The budget imbalance became so acute last year that even conservative lawmakers voted to raise the sales tax rate, a move that further shifted the state’s tax burden to low- and middle-income Kansans. The sales tax increase improved the overall revenue stream, but it did not come close to solving the problem.
The Brownback tax cuts brought the revenue stream down so significantly that truly damaging expense cuts coupled with a sales tax increase have not repaired the budgetary mess.
The financial problem and its cause are easy to identify, and so is the solution. Revisit the income tax cuts, which were far too deep.
Don’t expect that, though.
Brownback has announced that he does not want to deal with any tax changes this session. Nor do the conservative legislators who voted to raise the sales tax. 2016 is an election year for all members of the Legislature, so many would prefer that Kansans forget what happened in the last legislative session.
It’s also unlikely that expenses will go down. In their latest gambit to lower spending, lawmakers voted to pay a consulting firm $2.6 million to find “efficiencies” for them. The results are not all in, but the early recommendations from the contractor suggest selling KDOT woodchippers and paying bills late — a very inauspicious start.
When baseball great Yogi Berra died in September, the media replayed many of his famous witticisms. A favorite, “It’s like déjà vu all over again,” was reportedly first uttered by Yogi when Mickey Mantle and Roger Maris repeatedly hit back-to-back home runs in the 1961 season. Yogi didn’t know it then, but his phrase applies to the Kansas budget now.

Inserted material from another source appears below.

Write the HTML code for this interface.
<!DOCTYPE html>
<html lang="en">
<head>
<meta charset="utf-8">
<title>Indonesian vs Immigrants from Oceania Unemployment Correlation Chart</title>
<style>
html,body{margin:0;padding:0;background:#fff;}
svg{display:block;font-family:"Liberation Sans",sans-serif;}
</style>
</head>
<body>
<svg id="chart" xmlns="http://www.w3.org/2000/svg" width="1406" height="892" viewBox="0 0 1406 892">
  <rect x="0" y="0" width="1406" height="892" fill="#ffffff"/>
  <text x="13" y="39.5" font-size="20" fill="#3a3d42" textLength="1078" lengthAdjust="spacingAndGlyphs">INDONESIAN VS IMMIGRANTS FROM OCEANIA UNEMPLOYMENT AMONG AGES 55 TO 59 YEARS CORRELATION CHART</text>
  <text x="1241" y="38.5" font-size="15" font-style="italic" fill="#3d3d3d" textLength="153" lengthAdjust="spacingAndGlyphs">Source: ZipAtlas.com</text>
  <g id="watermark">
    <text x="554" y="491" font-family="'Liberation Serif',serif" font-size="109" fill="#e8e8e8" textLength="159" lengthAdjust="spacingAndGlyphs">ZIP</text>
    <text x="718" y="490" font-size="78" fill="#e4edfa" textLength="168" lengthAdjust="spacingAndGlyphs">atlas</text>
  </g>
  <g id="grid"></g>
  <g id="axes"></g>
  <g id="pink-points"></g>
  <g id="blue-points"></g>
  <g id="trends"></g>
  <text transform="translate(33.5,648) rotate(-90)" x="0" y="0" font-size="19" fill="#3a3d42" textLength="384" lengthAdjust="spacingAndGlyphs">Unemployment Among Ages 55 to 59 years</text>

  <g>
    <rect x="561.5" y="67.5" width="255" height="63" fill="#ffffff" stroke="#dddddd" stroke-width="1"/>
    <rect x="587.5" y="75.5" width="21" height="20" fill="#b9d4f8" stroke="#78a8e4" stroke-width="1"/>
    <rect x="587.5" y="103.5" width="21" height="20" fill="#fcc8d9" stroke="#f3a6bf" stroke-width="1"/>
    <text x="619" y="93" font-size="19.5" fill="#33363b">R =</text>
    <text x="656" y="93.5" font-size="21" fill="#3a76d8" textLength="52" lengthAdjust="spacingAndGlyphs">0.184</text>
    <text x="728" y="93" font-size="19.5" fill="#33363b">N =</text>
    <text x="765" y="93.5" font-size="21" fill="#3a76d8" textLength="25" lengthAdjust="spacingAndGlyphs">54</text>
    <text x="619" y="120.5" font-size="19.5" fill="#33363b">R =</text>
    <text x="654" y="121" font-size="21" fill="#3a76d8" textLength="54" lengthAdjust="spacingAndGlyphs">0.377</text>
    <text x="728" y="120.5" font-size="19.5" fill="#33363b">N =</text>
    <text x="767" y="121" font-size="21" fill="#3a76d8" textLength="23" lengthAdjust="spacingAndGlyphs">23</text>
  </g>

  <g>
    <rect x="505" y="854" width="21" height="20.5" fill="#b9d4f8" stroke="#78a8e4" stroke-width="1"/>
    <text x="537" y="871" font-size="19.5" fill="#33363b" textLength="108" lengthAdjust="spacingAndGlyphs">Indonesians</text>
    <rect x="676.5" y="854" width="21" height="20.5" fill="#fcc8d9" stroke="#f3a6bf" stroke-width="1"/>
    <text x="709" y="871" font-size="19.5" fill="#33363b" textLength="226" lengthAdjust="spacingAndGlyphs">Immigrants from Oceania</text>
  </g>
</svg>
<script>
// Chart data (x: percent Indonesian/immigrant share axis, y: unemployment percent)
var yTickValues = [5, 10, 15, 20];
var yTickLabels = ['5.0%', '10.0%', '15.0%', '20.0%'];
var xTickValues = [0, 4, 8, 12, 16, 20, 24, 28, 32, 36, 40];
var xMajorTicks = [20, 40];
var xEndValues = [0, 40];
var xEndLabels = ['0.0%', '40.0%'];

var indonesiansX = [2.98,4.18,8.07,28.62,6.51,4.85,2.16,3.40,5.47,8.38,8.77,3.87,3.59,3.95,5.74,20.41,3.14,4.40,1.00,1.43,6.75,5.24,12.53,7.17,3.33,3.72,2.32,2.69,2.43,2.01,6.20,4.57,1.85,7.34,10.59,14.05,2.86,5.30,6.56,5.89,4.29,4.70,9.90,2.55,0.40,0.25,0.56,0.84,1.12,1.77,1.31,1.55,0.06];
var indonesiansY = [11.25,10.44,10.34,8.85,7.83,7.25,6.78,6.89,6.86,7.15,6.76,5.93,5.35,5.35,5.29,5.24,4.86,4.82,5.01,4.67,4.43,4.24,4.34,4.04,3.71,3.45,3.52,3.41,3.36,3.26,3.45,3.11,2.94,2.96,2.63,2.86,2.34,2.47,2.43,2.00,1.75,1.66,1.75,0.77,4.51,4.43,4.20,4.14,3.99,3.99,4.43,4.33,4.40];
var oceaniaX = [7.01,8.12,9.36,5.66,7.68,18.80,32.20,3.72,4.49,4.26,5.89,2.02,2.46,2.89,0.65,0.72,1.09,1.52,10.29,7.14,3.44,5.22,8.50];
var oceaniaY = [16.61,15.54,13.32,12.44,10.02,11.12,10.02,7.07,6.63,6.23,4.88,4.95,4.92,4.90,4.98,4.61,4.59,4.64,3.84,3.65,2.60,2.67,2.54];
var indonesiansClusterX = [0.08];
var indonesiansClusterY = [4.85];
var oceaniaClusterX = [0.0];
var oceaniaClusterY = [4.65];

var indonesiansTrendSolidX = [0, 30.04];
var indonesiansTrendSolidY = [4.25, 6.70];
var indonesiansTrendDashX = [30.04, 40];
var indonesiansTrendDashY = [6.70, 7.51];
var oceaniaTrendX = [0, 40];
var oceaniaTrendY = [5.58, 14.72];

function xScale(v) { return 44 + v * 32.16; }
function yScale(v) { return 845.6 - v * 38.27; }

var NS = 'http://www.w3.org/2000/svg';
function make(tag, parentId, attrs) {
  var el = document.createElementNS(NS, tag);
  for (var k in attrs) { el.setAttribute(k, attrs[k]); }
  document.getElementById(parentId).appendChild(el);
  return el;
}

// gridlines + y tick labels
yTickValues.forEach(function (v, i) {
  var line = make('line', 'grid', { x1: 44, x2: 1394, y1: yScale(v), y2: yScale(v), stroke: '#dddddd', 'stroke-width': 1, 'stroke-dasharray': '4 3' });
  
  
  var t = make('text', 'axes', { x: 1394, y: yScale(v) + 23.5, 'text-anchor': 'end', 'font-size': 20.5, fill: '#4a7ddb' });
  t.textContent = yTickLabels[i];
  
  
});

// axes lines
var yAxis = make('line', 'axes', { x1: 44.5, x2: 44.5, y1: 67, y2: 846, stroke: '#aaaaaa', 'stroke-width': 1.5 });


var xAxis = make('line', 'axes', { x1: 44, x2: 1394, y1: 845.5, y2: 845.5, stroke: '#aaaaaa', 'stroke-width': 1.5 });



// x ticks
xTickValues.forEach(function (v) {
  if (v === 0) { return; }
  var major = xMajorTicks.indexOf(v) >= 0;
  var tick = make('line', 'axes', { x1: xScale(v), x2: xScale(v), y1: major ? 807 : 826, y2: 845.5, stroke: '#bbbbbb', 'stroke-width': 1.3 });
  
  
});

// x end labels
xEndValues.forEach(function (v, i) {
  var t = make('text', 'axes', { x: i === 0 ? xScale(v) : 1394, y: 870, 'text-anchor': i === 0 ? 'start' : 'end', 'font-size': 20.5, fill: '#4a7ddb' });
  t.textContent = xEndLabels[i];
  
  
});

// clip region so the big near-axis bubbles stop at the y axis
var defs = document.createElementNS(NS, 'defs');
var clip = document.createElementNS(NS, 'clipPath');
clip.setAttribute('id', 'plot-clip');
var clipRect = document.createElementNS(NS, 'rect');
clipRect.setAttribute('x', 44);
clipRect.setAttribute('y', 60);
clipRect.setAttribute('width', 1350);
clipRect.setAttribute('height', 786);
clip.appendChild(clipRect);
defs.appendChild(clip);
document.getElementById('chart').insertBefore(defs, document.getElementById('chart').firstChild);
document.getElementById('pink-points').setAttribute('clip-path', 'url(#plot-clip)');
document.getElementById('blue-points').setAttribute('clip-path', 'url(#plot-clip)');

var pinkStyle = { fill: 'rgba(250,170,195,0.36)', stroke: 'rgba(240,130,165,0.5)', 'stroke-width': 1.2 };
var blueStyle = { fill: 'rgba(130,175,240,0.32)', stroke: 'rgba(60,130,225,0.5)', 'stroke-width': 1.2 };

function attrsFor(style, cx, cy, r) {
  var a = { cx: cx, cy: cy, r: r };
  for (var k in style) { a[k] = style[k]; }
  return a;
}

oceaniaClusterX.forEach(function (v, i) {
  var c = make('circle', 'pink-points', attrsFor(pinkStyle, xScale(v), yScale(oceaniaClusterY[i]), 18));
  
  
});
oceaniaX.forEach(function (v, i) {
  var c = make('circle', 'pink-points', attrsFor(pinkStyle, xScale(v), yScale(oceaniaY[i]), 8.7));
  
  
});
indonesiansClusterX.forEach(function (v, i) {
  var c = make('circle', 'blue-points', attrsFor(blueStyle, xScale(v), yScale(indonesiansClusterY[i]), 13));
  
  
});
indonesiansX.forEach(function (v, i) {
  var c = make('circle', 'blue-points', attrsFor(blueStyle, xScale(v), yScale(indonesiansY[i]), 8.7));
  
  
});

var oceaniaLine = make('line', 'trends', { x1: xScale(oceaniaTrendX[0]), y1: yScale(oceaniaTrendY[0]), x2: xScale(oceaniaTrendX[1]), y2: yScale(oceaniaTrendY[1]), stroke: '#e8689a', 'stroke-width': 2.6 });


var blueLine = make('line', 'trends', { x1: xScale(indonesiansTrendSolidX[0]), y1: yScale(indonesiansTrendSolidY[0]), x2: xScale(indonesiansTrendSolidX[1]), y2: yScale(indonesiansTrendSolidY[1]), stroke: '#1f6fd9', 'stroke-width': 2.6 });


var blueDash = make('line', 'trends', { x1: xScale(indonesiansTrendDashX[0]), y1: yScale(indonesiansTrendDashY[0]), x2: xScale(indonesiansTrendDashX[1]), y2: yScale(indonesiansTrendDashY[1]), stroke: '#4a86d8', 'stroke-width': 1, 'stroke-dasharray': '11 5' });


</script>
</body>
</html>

Another year. Another budget crisis. Déjà vu. If our lawmakers again avoid the real solution by taking even more money from the highway fund, or by borrowing, or by exercising “creative accounting,” and if we buy the governor’s recent declaration that “we are going to be in good shape,” then Kansas will arrive at January 2017 with yet another budget crisis. But our state will be poorer and another year behind. It will be like déjà vu all over again.